Research by Wuzong Zhou, a professor of chemistry at the University of St Andrews in Fife, revealed that around 1.5 million diamond nanoparticles are created in a candle flame every second it is burning.

Discovery could have implications for diamond industry

Dr Zhou used a new sampling technique to remove particles from the centre of the flame, which is believed to have never been done before, and found that it contained all four known forms of carbon.
He said: “This was a surprise because each form is usually created under different conditions.”
Dr Zhou added that the diamond particles are burned away in the process, but the discovery could lead to future research into how diamonds could be created more cheaply, and in a more environmentally friendly way.
He said: “This will change the way we view a candle flame forever.”
The academic said he uncovered the secret after a challenge from a fellow scientist in combustion.
Dr Zhou said: “A colleague at another university said to me: ‘Of course no one knows what a candle flame is actually made of.

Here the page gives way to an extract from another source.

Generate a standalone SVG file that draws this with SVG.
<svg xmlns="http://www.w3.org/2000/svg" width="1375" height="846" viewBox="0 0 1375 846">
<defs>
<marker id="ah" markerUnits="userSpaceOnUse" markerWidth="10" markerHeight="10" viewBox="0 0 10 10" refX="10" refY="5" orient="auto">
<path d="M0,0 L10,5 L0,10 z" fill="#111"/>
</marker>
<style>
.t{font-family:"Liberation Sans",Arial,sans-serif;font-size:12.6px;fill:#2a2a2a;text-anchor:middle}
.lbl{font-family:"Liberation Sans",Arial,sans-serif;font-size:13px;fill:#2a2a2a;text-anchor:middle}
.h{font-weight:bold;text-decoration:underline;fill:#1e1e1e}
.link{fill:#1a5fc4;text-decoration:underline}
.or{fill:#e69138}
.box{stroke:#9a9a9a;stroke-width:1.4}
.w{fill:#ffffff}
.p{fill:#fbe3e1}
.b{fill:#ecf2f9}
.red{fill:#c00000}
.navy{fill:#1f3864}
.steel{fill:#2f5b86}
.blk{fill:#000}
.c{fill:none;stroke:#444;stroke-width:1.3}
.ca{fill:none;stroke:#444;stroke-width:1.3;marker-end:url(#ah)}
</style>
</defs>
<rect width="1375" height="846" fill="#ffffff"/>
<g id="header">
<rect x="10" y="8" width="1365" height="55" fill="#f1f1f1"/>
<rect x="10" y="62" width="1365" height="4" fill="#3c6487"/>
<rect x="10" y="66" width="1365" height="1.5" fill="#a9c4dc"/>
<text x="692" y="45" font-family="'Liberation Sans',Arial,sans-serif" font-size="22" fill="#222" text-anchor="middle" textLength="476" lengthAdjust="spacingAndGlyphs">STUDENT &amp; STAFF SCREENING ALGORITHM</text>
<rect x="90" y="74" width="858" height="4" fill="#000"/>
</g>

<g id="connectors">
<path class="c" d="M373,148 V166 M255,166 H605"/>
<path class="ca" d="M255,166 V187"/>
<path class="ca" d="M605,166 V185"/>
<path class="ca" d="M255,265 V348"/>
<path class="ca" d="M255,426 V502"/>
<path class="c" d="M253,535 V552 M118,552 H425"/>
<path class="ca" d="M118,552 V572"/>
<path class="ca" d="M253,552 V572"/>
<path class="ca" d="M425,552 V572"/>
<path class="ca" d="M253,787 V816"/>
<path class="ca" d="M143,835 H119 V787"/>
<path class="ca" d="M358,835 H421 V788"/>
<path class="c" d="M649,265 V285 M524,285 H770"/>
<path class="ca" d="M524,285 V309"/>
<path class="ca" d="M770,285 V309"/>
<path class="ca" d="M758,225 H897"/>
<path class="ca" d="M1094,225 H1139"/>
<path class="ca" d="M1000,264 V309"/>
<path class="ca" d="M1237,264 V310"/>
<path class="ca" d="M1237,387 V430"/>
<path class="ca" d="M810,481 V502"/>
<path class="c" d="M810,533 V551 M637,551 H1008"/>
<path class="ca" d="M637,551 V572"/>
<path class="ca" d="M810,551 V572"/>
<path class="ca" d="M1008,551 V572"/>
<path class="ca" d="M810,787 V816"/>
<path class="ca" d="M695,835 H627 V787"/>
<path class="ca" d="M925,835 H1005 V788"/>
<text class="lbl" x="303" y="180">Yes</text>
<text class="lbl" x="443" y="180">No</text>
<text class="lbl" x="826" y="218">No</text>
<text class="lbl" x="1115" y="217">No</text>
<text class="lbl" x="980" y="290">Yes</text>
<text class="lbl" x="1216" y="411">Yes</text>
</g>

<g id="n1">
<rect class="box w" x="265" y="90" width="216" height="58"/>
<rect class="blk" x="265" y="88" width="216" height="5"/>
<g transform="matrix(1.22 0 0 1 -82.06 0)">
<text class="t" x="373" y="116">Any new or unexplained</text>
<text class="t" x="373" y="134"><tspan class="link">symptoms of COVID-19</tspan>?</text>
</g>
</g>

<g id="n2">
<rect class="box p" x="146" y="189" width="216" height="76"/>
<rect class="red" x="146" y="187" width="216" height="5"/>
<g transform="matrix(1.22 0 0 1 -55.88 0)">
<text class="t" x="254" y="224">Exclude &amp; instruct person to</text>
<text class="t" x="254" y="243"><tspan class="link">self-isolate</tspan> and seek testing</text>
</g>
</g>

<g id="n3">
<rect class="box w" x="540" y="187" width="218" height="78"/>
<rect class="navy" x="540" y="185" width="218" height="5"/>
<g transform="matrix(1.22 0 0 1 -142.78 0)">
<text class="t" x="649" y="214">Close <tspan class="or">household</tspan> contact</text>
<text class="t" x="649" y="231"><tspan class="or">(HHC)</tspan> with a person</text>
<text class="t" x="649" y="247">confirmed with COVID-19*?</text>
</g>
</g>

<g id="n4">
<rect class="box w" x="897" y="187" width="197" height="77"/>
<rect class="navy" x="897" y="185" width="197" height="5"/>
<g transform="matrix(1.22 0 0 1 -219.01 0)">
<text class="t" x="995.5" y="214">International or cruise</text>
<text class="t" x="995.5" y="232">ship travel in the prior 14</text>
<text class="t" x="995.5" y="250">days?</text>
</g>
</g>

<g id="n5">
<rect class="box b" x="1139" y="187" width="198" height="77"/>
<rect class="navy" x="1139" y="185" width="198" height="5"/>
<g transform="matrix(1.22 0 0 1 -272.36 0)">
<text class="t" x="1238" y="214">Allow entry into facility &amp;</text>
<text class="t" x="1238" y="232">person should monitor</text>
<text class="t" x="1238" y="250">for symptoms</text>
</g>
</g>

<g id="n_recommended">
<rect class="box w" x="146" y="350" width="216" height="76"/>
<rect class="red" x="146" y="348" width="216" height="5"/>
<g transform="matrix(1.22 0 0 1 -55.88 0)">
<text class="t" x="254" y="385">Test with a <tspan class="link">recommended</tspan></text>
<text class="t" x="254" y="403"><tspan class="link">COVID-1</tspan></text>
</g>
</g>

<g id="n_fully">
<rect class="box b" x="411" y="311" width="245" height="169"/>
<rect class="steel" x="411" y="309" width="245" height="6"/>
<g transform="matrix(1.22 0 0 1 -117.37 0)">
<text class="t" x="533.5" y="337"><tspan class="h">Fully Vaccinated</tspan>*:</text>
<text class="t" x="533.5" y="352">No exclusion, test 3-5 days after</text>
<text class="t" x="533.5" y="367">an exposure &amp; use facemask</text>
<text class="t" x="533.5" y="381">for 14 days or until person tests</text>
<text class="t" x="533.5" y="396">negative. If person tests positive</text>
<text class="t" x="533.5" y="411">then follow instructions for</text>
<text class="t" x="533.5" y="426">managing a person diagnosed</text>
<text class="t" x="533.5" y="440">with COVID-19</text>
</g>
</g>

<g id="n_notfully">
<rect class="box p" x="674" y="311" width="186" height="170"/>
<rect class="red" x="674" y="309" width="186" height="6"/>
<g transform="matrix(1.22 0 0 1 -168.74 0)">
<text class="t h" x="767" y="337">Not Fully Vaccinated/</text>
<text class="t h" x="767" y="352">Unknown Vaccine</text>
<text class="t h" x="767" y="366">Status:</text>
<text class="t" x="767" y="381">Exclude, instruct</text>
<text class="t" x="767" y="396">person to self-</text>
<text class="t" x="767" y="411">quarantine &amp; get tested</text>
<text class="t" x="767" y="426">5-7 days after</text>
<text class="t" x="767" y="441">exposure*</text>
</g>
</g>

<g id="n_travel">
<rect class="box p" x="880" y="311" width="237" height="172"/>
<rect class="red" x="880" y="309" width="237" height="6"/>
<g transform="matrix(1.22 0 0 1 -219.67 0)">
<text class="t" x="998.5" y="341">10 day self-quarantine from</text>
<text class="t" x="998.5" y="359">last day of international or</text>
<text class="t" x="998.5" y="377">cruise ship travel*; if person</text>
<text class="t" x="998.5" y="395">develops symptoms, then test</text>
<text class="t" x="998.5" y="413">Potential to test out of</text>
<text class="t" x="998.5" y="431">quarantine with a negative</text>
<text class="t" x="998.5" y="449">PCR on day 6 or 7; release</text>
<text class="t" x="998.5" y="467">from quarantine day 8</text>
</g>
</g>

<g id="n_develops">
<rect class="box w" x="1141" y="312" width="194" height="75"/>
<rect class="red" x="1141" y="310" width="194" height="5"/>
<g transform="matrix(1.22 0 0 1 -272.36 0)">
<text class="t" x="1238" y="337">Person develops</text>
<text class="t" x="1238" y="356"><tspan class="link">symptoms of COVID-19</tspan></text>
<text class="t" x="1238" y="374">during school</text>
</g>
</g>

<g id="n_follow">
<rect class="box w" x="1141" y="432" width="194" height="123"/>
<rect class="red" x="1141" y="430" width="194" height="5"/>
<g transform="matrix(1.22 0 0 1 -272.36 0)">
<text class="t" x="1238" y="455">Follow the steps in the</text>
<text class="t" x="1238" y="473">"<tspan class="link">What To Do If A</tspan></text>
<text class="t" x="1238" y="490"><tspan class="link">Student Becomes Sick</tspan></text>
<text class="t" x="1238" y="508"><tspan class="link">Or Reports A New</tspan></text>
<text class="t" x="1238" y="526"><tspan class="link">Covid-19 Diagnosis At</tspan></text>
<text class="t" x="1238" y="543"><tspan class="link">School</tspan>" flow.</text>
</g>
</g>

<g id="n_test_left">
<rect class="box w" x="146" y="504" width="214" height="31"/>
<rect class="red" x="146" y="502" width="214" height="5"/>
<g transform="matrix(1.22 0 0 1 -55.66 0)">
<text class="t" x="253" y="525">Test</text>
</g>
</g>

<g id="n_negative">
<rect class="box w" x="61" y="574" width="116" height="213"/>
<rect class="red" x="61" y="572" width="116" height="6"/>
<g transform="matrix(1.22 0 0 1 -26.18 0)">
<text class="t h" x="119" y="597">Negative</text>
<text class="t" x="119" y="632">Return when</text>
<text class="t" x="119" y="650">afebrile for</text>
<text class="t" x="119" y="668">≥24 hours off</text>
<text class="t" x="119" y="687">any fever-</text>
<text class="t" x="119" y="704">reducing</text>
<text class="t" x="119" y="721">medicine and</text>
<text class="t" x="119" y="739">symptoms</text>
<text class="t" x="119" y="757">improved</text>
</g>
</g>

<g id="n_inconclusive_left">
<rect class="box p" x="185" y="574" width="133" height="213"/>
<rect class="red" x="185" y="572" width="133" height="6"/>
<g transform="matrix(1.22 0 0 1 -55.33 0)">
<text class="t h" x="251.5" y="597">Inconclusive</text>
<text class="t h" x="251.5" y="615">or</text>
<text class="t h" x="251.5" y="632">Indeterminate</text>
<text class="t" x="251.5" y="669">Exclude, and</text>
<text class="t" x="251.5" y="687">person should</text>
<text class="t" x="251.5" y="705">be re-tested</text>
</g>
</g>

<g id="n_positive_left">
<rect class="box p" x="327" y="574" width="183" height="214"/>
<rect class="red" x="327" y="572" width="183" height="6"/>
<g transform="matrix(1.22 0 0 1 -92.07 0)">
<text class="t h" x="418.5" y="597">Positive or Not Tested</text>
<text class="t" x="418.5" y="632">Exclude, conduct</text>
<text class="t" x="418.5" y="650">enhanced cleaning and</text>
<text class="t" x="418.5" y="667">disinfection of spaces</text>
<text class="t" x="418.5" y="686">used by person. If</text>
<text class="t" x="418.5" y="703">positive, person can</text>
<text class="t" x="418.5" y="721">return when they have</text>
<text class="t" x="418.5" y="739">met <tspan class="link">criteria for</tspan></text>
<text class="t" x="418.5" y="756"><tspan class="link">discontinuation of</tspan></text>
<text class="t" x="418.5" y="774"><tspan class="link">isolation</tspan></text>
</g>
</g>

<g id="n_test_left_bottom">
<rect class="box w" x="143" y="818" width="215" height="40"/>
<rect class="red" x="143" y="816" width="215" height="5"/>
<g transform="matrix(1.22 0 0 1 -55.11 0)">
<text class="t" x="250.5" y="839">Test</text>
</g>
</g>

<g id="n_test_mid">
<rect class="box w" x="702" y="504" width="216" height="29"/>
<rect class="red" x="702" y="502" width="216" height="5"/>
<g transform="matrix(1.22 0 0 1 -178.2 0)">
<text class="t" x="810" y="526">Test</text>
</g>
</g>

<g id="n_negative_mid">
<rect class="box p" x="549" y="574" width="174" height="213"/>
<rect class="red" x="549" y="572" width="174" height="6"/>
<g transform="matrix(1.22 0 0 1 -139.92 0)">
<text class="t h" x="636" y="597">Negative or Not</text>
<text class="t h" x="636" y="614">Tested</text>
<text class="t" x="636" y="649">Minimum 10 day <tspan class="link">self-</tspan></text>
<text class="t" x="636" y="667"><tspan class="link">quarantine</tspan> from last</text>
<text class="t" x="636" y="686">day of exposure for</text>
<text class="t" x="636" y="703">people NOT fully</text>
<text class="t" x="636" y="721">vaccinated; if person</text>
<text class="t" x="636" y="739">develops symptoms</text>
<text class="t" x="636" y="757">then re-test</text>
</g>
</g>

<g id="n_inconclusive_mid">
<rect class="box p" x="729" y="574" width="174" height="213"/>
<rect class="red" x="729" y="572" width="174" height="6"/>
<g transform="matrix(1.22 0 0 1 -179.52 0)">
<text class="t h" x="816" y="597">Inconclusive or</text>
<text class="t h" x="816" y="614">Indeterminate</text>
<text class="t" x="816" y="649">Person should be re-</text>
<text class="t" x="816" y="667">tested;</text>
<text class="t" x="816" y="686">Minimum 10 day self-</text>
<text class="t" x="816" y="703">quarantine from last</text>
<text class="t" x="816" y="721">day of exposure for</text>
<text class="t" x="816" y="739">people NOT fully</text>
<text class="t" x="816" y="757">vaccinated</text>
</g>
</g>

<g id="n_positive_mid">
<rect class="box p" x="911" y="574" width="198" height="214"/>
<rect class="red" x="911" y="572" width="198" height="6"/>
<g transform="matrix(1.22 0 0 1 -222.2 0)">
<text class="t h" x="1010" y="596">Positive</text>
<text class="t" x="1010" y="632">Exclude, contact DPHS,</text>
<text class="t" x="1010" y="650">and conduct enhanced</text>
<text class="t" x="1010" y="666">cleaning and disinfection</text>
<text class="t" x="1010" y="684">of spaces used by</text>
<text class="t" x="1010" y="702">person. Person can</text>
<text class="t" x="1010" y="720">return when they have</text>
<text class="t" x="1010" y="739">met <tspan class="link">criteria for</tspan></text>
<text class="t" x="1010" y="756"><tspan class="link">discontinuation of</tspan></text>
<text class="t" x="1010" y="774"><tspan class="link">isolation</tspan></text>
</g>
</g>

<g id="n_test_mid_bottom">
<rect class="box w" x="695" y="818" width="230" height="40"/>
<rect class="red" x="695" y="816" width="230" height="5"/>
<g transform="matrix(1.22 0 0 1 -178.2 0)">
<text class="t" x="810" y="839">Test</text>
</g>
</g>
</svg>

“I told him I believed science could explain everything eventually, so I decided to find out.”
The first candle is said to have been invented in China more than 2,000 years ago, and previous research has shown that hydro-carbon molecules at the bottom of the flame are converted into carbon dioxide by the top of the flame.
However, the process in between has remained a mystery until now, with the discovery of the diamond nanoparticles, as well as fullerenic particles and graphitic and amorphous carbon.
Rosey Barnet, artistic director of one of Scotland’s biggest candle manufacturers, Shearer Candles, said the discovery was “exciting”.
She said: “We were thrilled to hear about the discovery that diamond particles exist in a candle flame.
“Although currently there is no way of extracting these particles, it is still an exciting find and one that could change the way people view candles.
“The research at St Andrews University will be of interest to the entire candle making industry.
“We always knew candles added sparkle to a room but now scientific research has provided us with more insight into why.”